Woodford, who later became editor of the University of Michigan owned Michigan Today Magazine, and took a position with the university’s development office, said his “very exciting and rewarding four years with Muhammad Speaks” included sending “reporters to Cuba, the Soviet Union, Puerto Rico, to Africa to tell of the freedom struggles of South Africans, Mozambicans, Zimbabweans, and Angolans … any damn place we wanted to go, even North Vietnam and North Korea and any other place our government said Americans were not permitted to go.”

Backed by the paper’s publisher, Nation of Islam leader Elijah Muhammad, Woodford recounted Mr. Muhammad’s inspiring words to him when he was first hired.

“All we want you to do is tell the truth and bring freedom, justice and equality to the Black man and woman of America. The devil has built his empire on lies, and we can destroy it with the truth,” Mr. Muhammad said, according to Woodford.

Askia Muhammad said what made Muhammad Speaks the top “newspaper at that time” is that readers saw it was a source where “any information that was available anywhere about Africa, it would be in Muhammad Speaks newspaper.”

Muhammad, who is a senior editor for The Final Call Newspaper, a radio show host and political  commentator, said Muhammad Speaks showed links to liberation struggles “that were going on all over the continent of Africa, and the world.” And he emphasized, “And there was no filter on them.” Reporters “had access” so the newspaper became a “forum among activists, radicals, and intellectuals to keep (up) with what was going on at the time.”

At the Black newspaper publishers gathering, AU ambassador Chihombori-Quao said the Black Press should not only seek to become outlets for African news stories, but publish original content, local stories written in Africa by local journalists. 

“African leaders are saying with one voice, one mind, and one heart that we are one continent,”Ambassador Chihombori-Quao was quoted as saying.

Her words can only be realized if that voice is being transmitted to Africa’s 1.2 billion inhabitants and Africans in the Diaspora.

Currently Africa suffers from a brain drain, African professionals going abroad to work. A proposed continent-wide free trade area would possibly be the world’s largest. Black media could be essential—not only to get the word out—but to convince, through open and frank discussions with the African Diaspora the benefits of Africa becoming the world’s largest free trade area.   

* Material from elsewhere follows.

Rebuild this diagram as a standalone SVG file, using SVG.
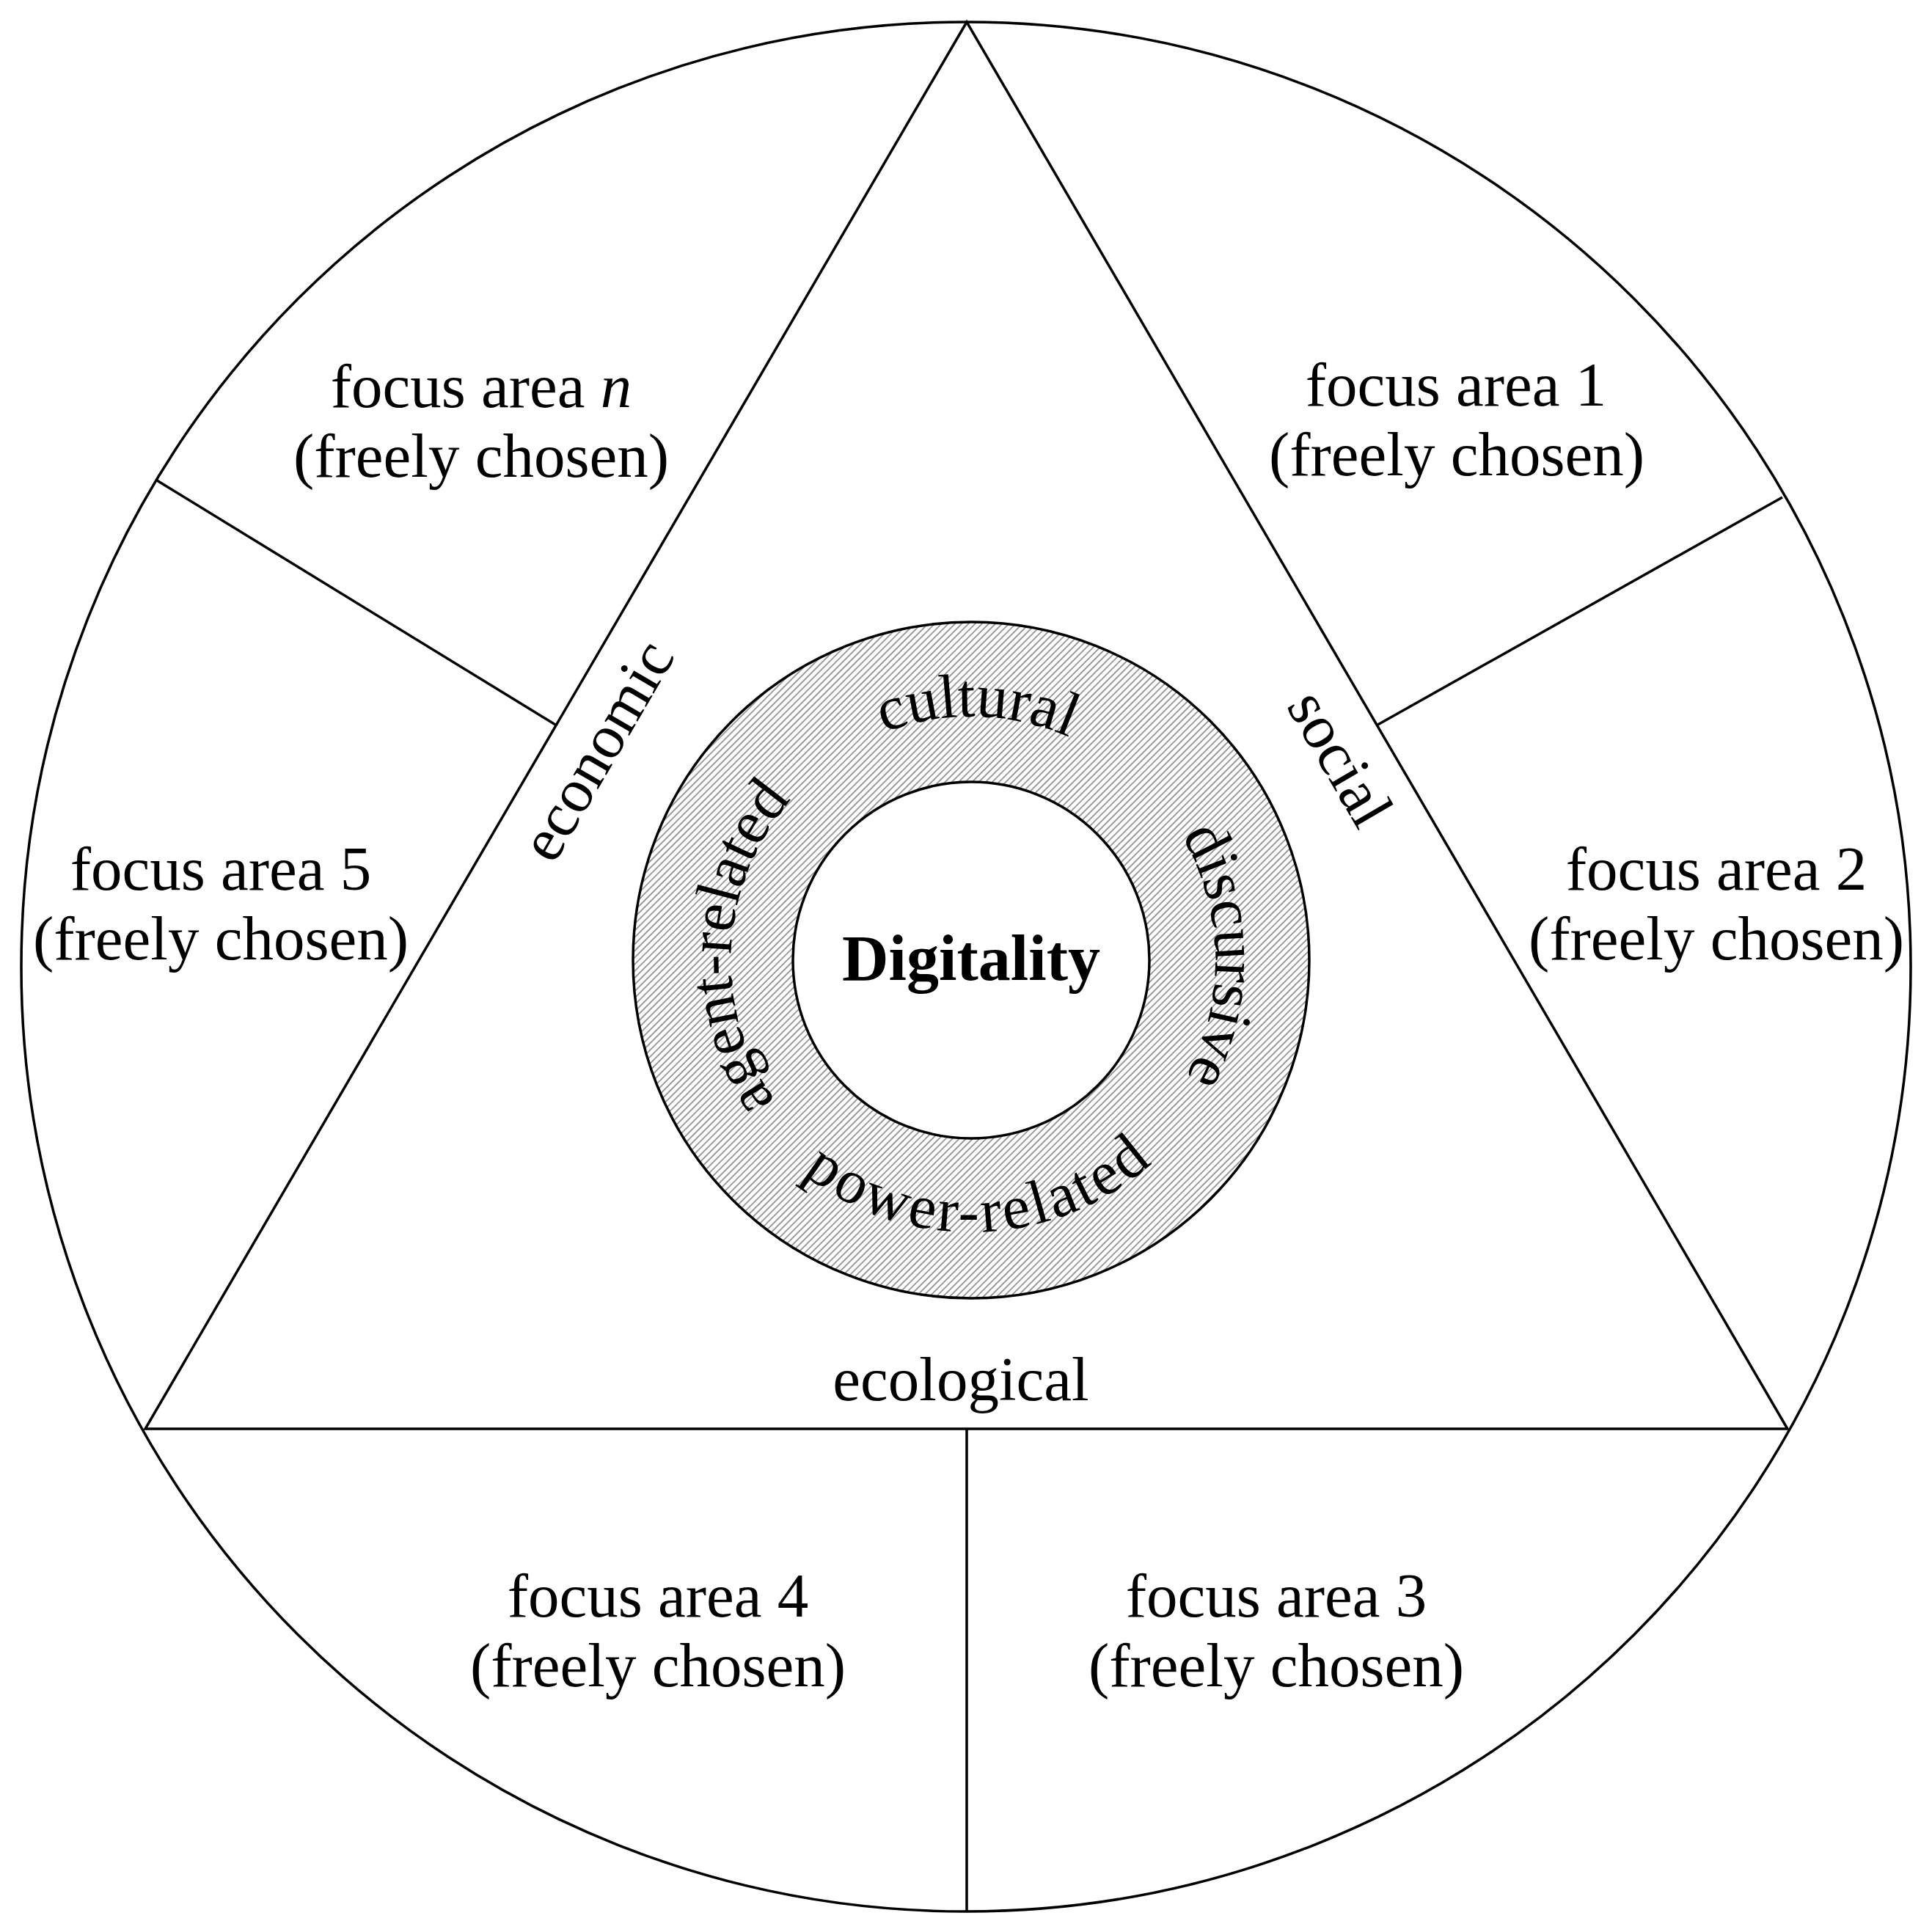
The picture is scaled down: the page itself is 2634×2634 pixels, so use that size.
<svg xmlns="http://www.w3.org/2000/svg" width="2634" height="2634" viewBox="0 0 2634 2634">
<style>
.ln{fill:none;stroke:#000;stroke-width:3.5;stroke-linejoin:miter}
.t{font-family:"Liberation Serif","Times New Roman",serif;font-size:85px;fill:#000;text-anchor:middle}
.b{font-weight:bold;font-size:88px}
</style>
<defs>
<pattern id="hatch" patternUnits="userSpaceOnUse" width="6.5" height="6.5" patternTransform="rotate(45)">
<rect width="6.5" height="6.5" fill="#fff"/>
<line x1="1" y1="0" x2="1" y2="6.5" stroke="#6a6a6a" stroke-width="1.3"/>
</pattern>
<path id="pCultural" d="M 991.1 1300.9 A 333 333 0 0 1 1656.9 1317.1"/>
<path id="pDiscursive" d="M 1318.2 976.0 A 333 333 0 0 1 1329.8 1642.0"/>
<path id="pAgent" d="M 1306.6 1641.5 A 333 333 0 0 1 1341.4 976.5"/>
<path id="pPower" d="M 953.2 1321.9 A 371 371 0 0 0 1694.8 1296.1"/>
</defs>
<rect width="2634" height="2634" fill="#fff"/>
<g id="outer-circle">
<circle class="ln" cx="1317" cy="1318" r="1288"/>
</g>
<g id="triangle">
<polygon class="ln" points="1318,30 198,1948 2437,1948"/>
</g>
<g id="connectors">
<line class="ln" x1="214" y1="655" x2="758" y2="988.5"/>
<line class="ln" x1="2430" y1="678" x2="1877.5" y2="988.5"/>
<line class="ln" x1="1318" y1="1948" x2="1318" y2="2606"/>
</g>
<g id="ring">
<circle cx="1324" cy="1309" r="461" fill="url(#hatch)" stroke="#000" stroke-width="3.5"/>
<text class="t"><textPath href="#pCultural" startOffset="50%">cultural</textPath></text>
<text class="t"><textPath href="#pDiscursive" startOffset="50%">discursive</textPath></text>
<text class="t"><textPath href="#pAgent" startOffset="50%">agent-related</textPath></text>
<text class="t" letter-spacing="4"><textPath href="#pPower" startOffset="50%">power-related</textPath></text>
</g>
<g id="digitality">
<circle cx="1324" cy="1309" r="243" fill="#fff" stroke="#000" stroke-width="3.5"/>
<text class="t b" x="1324" y="1336">Digitality</text>
</g>
<g id="dimension-economic">
<text class="t" transform="translate(838,1037) rotate(-59.73)">economic</text>
</g>
<g id="dimension-social">
<text class="t" transform="translate(1803,1048) rotate(59.74)">social</text>
</g>
<g id="dimension-ecological">
<text class="t" x="1310" y="1909">ecological</text>
</g>
<g id="focus-area-n">
<text class="t" x="656" y="555">focus area <tspan font-style="italic">n</tspan></text>
<text class="t" x="656" y="650">(freely chosen)</text>
</g>
<g id="focus-area-1">
<text class="t" x="1985" y="553">focus area 1</text>
<text class="t" x="1986" y="648">(freely chosen)</text>
</g>
<g id="focus-area-2">
<text class="t" x="2340" y="1213">focus area 2</text>
<text class="t" x="2340" y="1308">(freely chosen)</text>
</g>
<g id="focus-area-3">
<text class="t" x="1740" y="2204">focus area 3</text>
<text class="t" x="1740" y="2299">(freely chosen)</text>
</g>
<g id="focus-area-4">
<text class="t" x="897" y="2204">focus area 4</text>
<text class="t" x="897" y="2299">(freely chosen)</text>
</g>
<g id="focus-area-5">
<text class="t" x="301" y="1213">focus area 5</text>
<text class="t" x="301" y="1308">(freely chosen)</text>
</g>
</svg>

It’s not in the best interest of the Western corporate-owned press to champion Africa. Their history has been to paint Africa as “a dark continent” where wars, corruption and famine is the norm, without ever revealing their hands at the root of Africa’s ills. 

An example of an African news organization sharing content has been AllAfrica.com’s pioneering approach of publishing articles from over 130 African media outlets.

“Skilled editors need to be able to sort the good journalism from the empty rhetoric, which can appear side by side in the same newspaper. Sometimes stories aimed at domestic audiences do not translate that well when taken across borders, purely because knowledge of context and background is assumed; this too needs careful editing for a wider African audience,” according to a piece published in The Guardian titled “African journalism is being stifled by a lack of resources.”

Muhammad Speaks became a global phenomenon because it was able every week to show firsthand links between the world’s liberation struggles. It became so popular, with over one million readers weekly, that world leaders like Ghana’s president, Kwame Nkrumah and Nigerian president, Knamdi Asikiwe, became frequent contributors to Muhammad Speaks.